-- START Available records --
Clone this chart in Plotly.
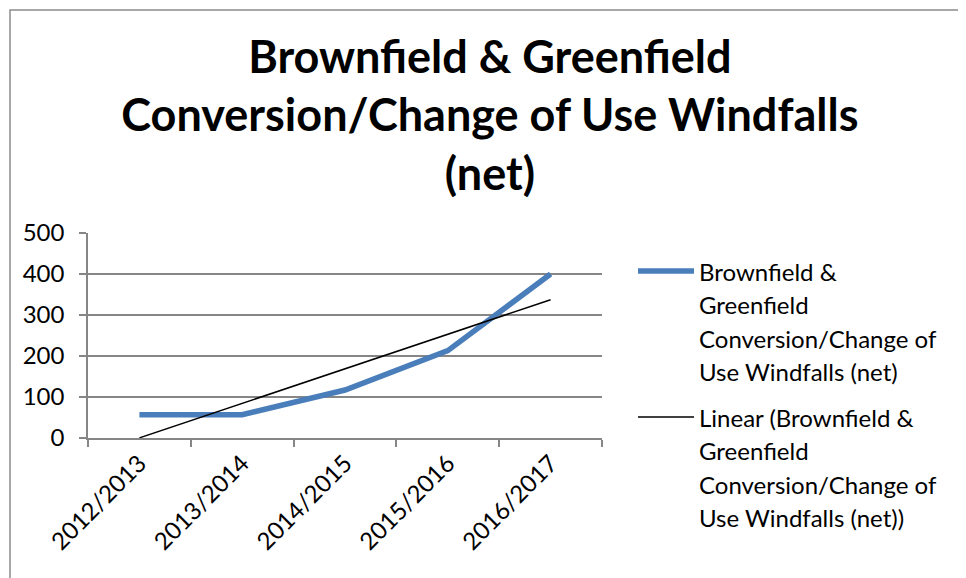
-- END Available records --
-- START Available records --
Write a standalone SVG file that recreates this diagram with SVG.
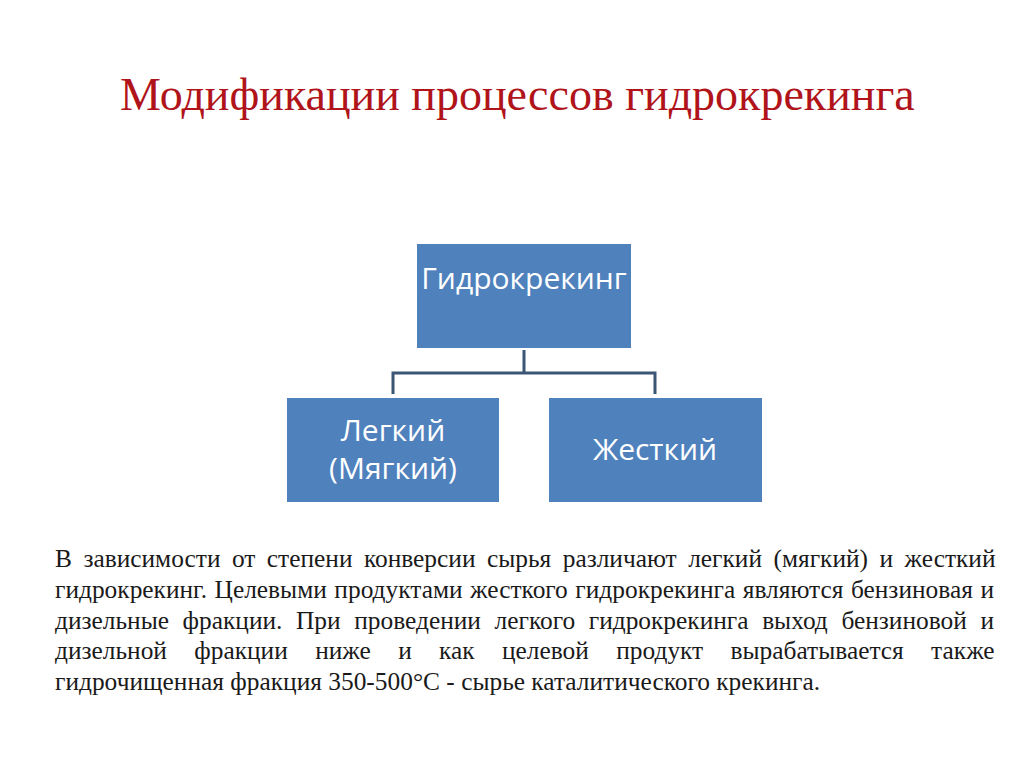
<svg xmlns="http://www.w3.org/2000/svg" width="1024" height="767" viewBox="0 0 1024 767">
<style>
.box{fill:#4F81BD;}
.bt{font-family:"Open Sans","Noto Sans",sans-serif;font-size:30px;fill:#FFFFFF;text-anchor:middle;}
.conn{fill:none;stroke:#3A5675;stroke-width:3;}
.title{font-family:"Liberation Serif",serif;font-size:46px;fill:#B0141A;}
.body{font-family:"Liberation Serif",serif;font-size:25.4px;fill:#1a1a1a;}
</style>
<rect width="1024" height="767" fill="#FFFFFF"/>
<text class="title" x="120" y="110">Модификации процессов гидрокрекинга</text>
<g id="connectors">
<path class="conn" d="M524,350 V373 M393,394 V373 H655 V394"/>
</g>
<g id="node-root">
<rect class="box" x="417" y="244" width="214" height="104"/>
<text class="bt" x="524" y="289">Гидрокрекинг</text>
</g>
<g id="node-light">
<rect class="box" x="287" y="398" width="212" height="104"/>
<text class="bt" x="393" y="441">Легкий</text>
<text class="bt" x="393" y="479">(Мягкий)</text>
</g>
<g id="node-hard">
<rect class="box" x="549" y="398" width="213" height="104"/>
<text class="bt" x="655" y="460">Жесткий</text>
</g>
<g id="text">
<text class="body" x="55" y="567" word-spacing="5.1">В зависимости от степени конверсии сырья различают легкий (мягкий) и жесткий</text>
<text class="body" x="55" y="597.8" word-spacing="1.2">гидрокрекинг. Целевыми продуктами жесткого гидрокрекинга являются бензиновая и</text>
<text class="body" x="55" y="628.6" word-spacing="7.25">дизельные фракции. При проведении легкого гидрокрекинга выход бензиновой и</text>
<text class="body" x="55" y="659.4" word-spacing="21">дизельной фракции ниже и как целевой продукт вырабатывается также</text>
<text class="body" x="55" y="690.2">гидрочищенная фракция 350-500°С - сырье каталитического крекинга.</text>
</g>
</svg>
-- END Available records --
Written instruction
Go over the data above and copy every line that has the word "this" in it.

Answer for the task
Clone this chart in Plotly.
Write a standalone SVG file that recreates this diagram with SVG.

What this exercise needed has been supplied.